Бреющий полёт. 1944. Записки лётчика-5

Из воспоминаний моего отца.
Продолжение...


    День был уже на исходе. Пришли наши ребята. От них я узнал, что Баутин тоже умер и их с Ячменёвым похоронили на островке, где находились гражданские партизаны. А Лёша Кадралиев находится в партизанском лазарете. Есть надежда, что у него ничего серьёзного нет, позвоночник просто сильно ушиблен. Так что, вроде, должно всё обойтись без последствий. Поговорили мы о погибших, и жизнь пошла своим чередом.
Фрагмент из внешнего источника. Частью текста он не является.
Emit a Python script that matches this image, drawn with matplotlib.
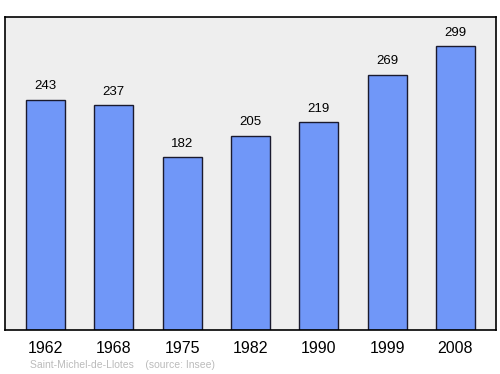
import matplotlib
matplotlib.use('Agg')
import matplotlib.pyplot as plt

years = ['1962', '1968', '1975', '1982', '1990', '1999', '2008']
population = [243, 237, 182, 205, 219, 269, 299]

fig = plt.figure(figsize=(5, 3.74), dpi=100)
ax = fig.add_axes([5 / 500, 1 - 330 / 374, 491 / 500, 313 / 374])
ax.set_facecolor('#eeeeee')

x = range(len(years))
ax.bar(x, population, width=0.57, color='#7097f8', edgecolor='#1a1a2e', linewidth=1)
for xi, v in zip(x, population):
    ax.text(xi, v + 8, str(v), ha='center', va='bottom', fontsize=9.5, family='Liberation Sans')

ax.set_xlim(-0.593, 6.593)
ax.set_ylim(0, 330)
ax.set_yticks([])
ax.set_xticks(list(x))
ax.set_xticklabels(years, fontsize=11.5, family='Liberation Sans')
ax.tick_params(axis='x', length=0, pad=8)
for s in ax.spines.values():
    s.set_linewidth(1.2)

fig.text(30 / 500, 1 - 365 / 374, 'Saint-Michel-de-Llotes    (source: Insee)',
         fontsize=7.5, color='#bbbbbb', family='Liberation Sans', va='center')

fig.savefig('out.png', dpi=100)
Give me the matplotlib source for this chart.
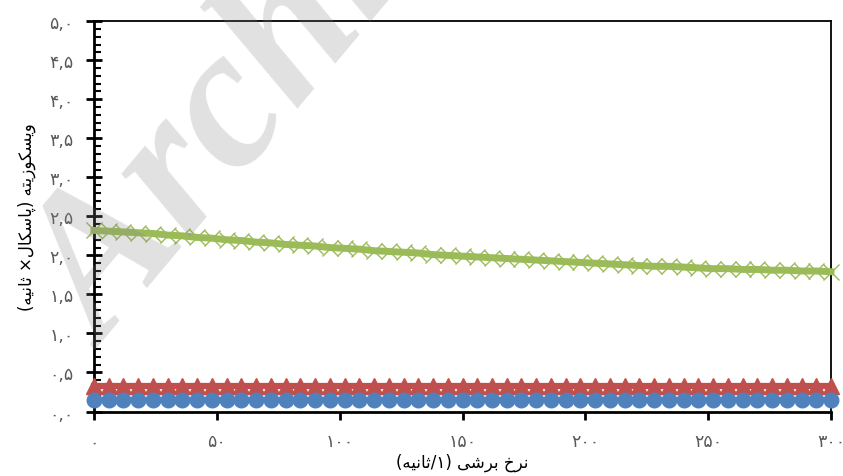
import matplotlib.pyplot as plt
from matplotlib.ticker import MultipleLocator

# shear rate (1/s) and viscosity (Pa.s)
shear_rate = [0, 6, 12, 18, 24, 30, 36, 42, 48, 54, 60, 66, 72, 78, 84, 90, 96,
              102, 108, 114, 120, 126, 132, 138, 144, 150, 156, 162, 168, 174,
              180, 186, 192, 198, 204, 210, 216, 222, 228, 234, 240, 246, 252,
              258, 264, 270, 276, 282, 288, 294, 300]

blue_visc = [0.15, 0.15, 0.15, 0.15, 0.15, 0.15, 0.15, 0.15, 0.15, 0.15, 0.15,
             0.15, 0.15, 0.15, 0.15, 0.15, 0.15, 0.15, 0.15, 0.15, 0.15, 0.15,
             0.15, 0.15, 0.15, 0.15, 0.15, 0.15, 0.15, 0.15, 0.15, 0.15, 0.15,
             0.15, 0.15, 0.15, 0.15, 0.15, 0.15, 0.15, 0.15, 0.15, 0.15, 0.15,
             0.15, 0.15, 0.15, 0.15, 0.15, 0.15, 0.15]

red_visc = [0.33, 0.33, 0.33, 0.33, 0.33, 0.33, 0.33, 0.33, 0.33, 0.33, 0.33,
            0.33, 0.33, 0.33, 0.33, 0.33, 0.33, 0.33, 0.33, 0.33, 0.33, 0.33,
            0.33, 0.33, 0.33, 0.33, 0.33, 0.33, 0.33, 0.33, 0.33, 0.33, 0.33,
            0.33, 0.33, 0.33, 0.33, 0.33, 0.33, 0.33, 0.33, 0.33, 0.33, 0.33,
            0.33, 0.33, 0.33, 0.33, 0.33, 0.33, 0.33]

green_visc = [2.32, 2.31, 2.30, 2.29, 2.28, 2.26, 2.25, 2.23, 2.22, 2.20, 2.19,
              2.17, 2.16, 2.14, 2.13, 2.12, 2.10, 2.09, 2.08, 2.06, 2.05, 2.04,
              2.03, 2.01, 2.00, 1.99, 1.98, 1.97, 1.96, 1.95, 1.94, 1.93, 1.92,
              1.91, 1.90, 1.89, 1.88, 1.87, 1.86, 1.86, 1.85, 1.84, 1.83, 1.83,
              1.82, 1.82, 1.81, 1.81, 1.80, 1.80, 1.79]

x_ticks = [0, 50, 100, 150, 200, 250, 300]
x_tick_labels = ['۰', '۵۰', '۱۰۰', '۱۵۰', '۲۰۰', '۲۵۰', '۳۰۰']
y_ticks = [0, 0.5, 1.0, 1.5, 2.0, 2.5, 3.0, 3.5, 4.0, 4.5, 5.0]
y_tick_labels = ['۰,۰', '۰,۵', '۱,۰', '۱,۵', '۲,۰', '۲,۵', '۳,۰', '۳,۵', '۴,۰', '۴,۵', '۵,۰']

# Persian labels written in visual order with presentation forms (no shaping in matplotlib)
# "نرخ برشی (۱/ثانیه)"
x_label = ('(\uFEEA\uFBFF\uFEE7\uFE8E\uFE9B/۱) '
           '\uFBFD\uFEB7\uFEAE\uFE91 '
           '\uFEA5\uFEAE\uFEE7')
# "ویسکوزیته (پاسکال× ثانیه)"
y_label = ('(\uFEEA\uFBFF\uFEE7\uFE8E\uFE9B ×'
           '\uFEDD\uFE8E\uFB91\uFEB3\uFE8E\uFB58) '
           '\uFEEA\uFE98\uFBFE\uFEAF\uFEEE\uFB91\uFEB4\uFBFE\uFEED')

fig = plt.figure(figsize=(8.43, 4.77), dpi=100)
ax = fig.add_axes([0.1115, 0.1352, 0.8743, 0.8183])

ax.plot(shear_rate, green_visc, color='#9BBB59', lw=5, marker='x', ms=11,
        mew=1.0, clip_on=False, zorder=3)
ax.plot(shear_rate, red_visc, color='#C0504D', lw=4.5, marker='^', ms=11,
        clip_on=False, zorder=4)
ax.plot(shear_rate, blue_visc, color='#4F81BD', lw=4, marker='o', ms=10.5,
        clip_on=False, zorder=5)

ax.set_xlim(0, 300)
ax.set_ylim(0, 5)
ax.set_xticks(x_ticks)
ax.set_xticklabels(x_tick_labels)
ax.set_yticks(y_ticks)
ax.set_yticklabels(y_tick_labels)
ax.yaxis.set_minor_locator(MultipleLocator(0.1))

for side in ['top', 'right']:
    ax.spines[side].set_linewidth(1.3)
for side in ['left', 'bottom']:
    ax.spines[side].set_linewidth(2)

ax.tick_params(axis='y', which='major', direction='inout', length=11, width=2,
               pad=9, labelsize=12.5, labelcolor='#595959')
ax.tick_params(axis='y', which='minor', direction='in', length=5, width=1.5)
ax.tick_params(axis='x', which='major', direction='out', length=6, width=2,
               pad=9, labelsize=12.5, labelcolor='#595959')

ax.set_xlabel(x_label, fontsize=12, labelpad=2)
ax.set_ylabel(y_label, fontsize=12, labelpad=10)

# watermark
fig.text(0.125, 0.265, 'Archive of SID', fontsize=145, family='Liberation Serif',
         weight='bold', style='italic', color='#808080', alpha=0.24,
         rotation=50, rotation_mode='anchor', zorder=10)

fig.savefig('out.png', dpi=100)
    То, что мы собрали от "НЗ", было решено сдать в  партизанский штаб. Мы понимали, что это крохи, но и съесть эти крохи самим совесть не позволяла. Решили - пусть распорядится командование. Начштаба сначала отказывался принять, говорил, чтобы ели сами, но потом, видимо, поняв, что этим ставит нас в неловкое положение, распорядился принять  наш "НЗ" и готовить пищу на штаб и на нас. Так мы были приписаны к штабу бригады. Здесь же, у костра, местный художник карандашом нарисовал мой портрет. Рисовал меня, думаю, потому, что я выглядел эффектнее с перевязанной головой. На мою просьбу подарить рисунок мне, ответил, что не имеет права, так как портрет раненого лётчика станет экспонатом музея истории партизанской бригады.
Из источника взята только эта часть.